Task data
** begin **

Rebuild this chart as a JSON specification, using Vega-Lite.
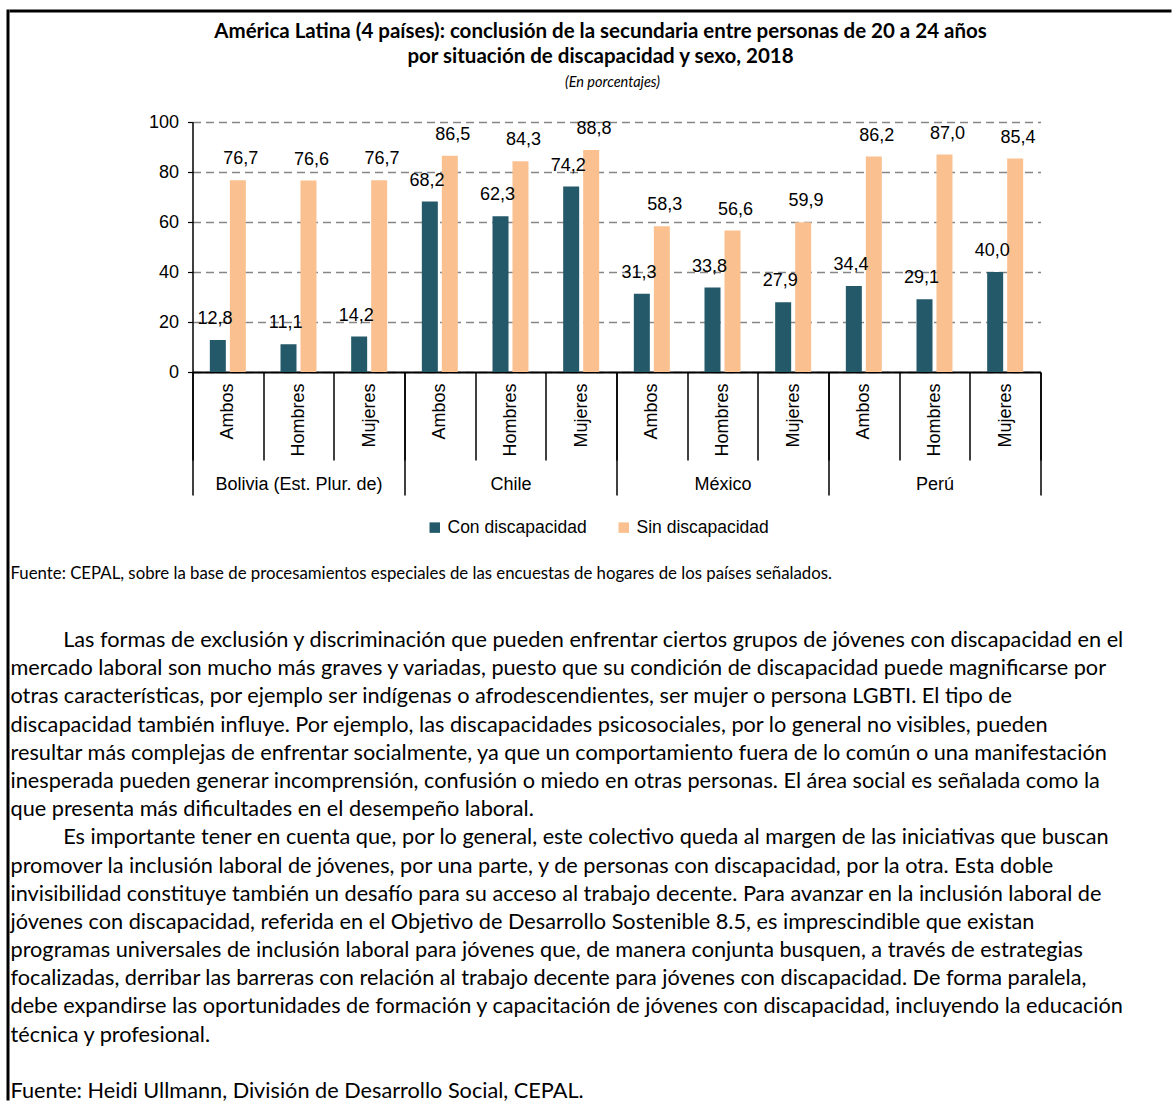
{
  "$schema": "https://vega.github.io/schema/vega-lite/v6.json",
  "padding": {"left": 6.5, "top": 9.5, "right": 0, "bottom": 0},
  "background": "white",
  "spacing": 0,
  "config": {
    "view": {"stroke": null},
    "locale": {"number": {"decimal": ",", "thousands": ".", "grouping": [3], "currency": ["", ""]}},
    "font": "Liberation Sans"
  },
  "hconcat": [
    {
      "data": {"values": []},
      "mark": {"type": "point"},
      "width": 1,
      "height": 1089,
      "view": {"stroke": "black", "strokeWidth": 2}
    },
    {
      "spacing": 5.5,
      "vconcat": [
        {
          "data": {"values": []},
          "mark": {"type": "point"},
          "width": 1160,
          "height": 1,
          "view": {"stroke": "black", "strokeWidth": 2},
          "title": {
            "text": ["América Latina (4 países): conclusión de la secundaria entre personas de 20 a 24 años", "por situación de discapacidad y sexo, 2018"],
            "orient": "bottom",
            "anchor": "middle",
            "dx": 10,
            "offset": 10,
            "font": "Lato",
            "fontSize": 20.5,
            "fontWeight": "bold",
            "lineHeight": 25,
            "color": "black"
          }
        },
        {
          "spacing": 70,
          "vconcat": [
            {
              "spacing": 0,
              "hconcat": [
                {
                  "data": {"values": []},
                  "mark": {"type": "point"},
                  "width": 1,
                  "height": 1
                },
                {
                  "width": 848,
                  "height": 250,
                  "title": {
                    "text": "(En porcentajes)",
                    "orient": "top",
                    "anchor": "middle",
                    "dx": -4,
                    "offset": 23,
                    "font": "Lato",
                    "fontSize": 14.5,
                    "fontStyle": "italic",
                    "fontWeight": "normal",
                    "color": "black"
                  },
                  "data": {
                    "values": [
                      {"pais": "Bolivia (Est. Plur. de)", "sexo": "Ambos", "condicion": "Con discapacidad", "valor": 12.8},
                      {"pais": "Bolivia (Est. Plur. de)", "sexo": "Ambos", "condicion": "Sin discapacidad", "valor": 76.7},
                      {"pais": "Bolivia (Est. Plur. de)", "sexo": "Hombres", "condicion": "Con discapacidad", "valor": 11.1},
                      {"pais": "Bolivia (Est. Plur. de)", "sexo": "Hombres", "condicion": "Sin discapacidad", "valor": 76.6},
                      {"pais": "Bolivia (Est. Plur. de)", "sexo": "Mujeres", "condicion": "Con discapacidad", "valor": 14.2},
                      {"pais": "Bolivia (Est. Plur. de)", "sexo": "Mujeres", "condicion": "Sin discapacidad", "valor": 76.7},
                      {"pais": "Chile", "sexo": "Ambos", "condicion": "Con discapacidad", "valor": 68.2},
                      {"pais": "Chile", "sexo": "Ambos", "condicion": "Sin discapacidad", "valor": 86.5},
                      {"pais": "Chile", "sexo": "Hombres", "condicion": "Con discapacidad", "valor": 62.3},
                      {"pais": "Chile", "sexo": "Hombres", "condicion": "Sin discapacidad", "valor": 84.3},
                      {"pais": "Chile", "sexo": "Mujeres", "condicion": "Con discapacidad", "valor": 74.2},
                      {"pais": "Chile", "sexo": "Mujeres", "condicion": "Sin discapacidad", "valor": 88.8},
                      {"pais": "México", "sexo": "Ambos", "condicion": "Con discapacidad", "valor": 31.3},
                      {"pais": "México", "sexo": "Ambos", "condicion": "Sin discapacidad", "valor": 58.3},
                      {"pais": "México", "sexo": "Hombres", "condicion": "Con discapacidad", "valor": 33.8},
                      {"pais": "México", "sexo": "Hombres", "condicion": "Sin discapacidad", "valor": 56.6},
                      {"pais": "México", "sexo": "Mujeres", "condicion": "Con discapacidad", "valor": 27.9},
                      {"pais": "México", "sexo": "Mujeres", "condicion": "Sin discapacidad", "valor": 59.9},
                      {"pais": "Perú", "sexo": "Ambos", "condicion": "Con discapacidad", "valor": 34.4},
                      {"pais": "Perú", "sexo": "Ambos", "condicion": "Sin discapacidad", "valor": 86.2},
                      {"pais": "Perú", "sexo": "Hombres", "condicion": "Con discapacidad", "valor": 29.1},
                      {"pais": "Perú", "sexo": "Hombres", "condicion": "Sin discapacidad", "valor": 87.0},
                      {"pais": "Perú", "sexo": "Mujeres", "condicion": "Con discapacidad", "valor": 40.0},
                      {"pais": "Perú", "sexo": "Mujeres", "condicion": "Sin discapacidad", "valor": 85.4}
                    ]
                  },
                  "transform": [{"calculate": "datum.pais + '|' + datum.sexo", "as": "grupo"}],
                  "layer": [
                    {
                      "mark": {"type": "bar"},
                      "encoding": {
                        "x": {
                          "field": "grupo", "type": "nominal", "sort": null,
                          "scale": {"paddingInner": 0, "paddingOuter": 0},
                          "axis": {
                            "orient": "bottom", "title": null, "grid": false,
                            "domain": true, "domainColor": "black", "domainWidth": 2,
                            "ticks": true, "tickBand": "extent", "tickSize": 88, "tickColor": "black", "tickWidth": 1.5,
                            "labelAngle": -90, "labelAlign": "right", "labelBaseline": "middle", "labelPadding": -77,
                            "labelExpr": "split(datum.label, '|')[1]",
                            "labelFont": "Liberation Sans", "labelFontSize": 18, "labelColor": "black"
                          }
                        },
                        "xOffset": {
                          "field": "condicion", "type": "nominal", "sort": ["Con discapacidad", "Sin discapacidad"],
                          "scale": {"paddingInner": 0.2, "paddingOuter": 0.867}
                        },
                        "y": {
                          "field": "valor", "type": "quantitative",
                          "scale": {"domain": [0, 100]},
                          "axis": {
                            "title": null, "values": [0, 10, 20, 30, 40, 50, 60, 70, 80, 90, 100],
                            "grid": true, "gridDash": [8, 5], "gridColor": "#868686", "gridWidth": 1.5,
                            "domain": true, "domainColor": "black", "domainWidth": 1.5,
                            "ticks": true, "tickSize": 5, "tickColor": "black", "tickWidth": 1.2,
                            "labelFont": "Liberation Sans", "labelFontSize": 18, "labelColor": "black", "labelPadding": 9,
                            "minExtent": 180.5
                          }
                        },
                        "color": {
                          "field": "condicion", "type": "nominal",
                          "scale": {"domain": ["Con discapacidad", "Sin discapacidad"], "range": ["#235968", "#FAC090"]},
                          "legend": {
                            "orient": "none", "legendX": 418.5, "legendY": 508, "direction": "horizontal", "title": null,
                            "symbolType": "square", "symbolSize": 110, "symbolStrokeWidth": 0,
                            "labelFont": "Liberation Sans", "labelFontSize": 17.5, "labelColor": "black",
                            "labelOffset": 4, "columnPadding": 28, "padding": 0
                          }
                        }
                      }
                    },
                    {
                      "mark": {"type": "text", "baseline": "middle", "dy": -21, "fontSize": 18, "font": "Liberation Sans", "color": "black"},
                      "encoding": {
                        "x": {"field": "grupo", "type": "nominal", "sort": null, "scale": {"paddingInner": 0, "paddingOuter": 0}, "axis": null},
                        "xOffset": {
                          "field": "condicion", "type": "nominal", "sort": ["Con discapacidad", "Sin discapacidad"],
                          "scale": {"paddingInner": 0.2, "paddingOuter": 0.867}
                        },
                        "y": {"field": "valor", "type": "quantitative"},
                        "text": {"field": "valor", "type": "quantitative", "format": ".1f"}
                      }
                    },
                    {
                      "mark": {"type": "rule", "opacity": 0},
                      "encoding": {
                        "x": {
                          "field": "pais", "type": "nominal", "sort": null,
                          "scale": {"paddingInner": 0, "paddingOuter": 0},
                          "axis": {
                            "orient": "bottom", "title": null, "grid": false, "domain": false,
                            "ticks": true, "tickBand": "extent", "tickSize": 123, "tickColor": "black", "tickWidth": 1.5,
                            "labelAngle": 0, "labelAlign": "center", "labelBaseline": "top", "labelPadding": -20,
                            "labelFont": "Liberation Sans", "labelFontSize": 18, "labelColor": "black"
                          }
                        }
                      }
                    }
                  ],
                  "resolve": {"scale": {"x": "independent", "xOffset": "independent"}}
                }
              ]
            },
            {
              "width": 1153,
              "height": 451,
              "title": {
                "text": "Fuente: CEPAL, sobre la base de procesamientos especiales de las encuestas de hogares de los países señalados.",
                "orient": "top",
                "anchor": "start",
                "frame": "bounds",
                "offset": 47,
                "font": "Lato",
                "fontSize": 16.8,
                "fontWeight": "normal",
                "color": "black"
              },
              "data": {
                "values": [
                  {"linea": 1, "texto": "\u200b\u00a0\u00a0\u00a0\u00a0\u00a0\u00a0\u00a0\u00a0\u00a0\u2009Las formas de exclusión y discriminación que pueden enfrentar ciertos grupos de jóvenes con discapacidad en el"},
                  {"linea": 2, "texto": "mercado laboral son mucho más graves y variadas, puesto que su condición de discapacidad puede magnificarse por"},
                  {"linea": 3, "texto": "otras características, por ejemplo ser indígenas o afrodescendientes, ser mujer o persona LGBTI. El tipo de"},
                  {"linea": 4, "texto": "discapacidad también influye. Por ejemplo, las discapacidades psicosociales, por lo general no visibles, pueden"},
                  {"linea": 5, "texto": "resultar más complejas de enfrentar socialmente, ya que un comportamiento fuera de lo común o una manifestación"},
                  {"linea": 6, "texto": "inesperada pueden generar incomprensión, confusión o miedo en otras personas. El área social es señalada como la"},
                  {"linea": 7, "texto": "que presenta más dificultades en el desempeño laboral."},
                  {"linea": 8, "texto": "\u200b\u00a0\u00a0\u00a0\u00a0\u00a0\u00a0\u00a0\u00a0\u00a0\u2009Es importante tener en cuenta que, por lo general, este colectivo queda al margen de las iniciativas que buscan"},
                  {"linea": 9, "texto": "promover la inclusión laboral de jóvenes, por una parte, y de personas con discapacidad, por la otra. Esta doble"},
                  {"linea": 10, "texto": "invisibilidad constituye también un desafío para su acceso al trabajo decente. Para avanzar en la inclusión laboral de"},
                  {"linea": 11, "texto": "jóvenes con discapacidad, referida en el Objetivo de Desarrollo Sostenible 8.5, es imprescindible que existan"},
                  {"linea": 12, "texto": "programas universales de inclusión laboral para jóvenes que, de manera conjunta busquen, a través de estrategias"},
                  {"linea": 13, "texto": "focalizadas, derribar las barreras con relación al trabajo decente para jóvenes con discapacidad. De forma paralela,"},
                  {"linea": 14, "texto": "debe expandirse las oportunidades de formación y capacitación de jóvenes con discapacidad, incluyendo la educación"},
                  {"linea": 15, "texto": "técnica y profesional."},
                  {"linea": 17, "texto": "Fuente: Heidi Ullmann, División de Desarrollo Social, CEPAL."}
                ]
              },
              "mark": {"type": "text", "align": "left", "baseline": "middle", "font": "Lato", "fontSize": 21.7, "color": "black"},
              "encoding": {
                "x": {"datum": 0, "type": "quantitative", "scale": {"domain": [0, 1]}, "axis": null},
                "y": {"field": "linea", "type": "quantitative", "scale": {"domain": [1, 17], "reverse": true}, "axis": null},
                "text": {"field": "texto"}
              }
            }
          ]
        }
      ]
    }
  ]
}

** end **
** begin **

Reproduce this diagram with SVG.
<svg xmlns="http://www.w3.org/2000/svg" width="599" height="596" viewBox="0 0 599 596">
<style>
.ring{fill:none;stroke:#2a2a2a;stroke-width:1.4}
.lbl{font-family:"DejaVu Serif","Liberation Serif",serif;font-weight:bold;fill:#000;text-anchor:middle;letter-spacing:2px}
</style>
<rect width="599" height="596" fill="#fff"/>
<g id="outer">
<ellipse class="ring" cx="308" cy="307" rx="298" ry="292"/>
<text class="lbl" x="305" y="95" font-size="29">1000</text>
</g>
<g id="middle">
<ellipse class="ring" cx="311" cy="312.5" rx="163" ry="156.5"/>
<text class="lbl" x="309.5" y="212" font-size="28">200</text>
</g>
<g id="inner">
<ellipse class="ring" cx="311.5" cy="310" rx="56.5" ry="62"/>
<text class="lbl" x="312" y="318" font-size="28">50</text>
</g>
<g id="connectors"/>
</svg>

** end **
** begin **

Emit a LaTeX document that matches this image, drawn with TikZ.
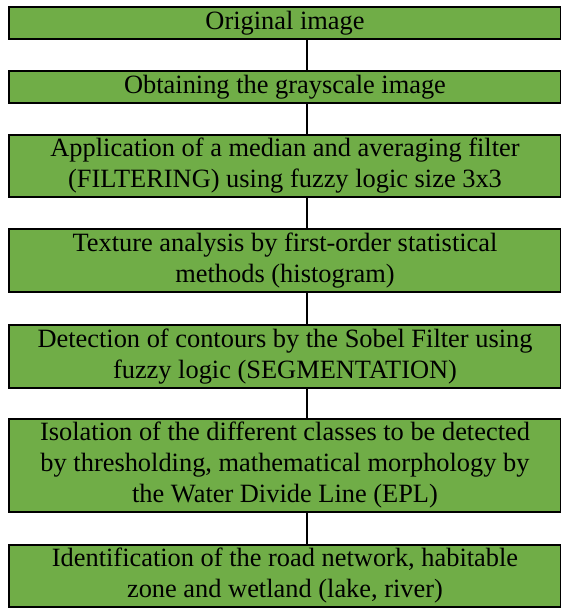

** end **

Work to complete
How many lines in these entries contain the string "this"? State the number and nothing more.

Solved exercise
3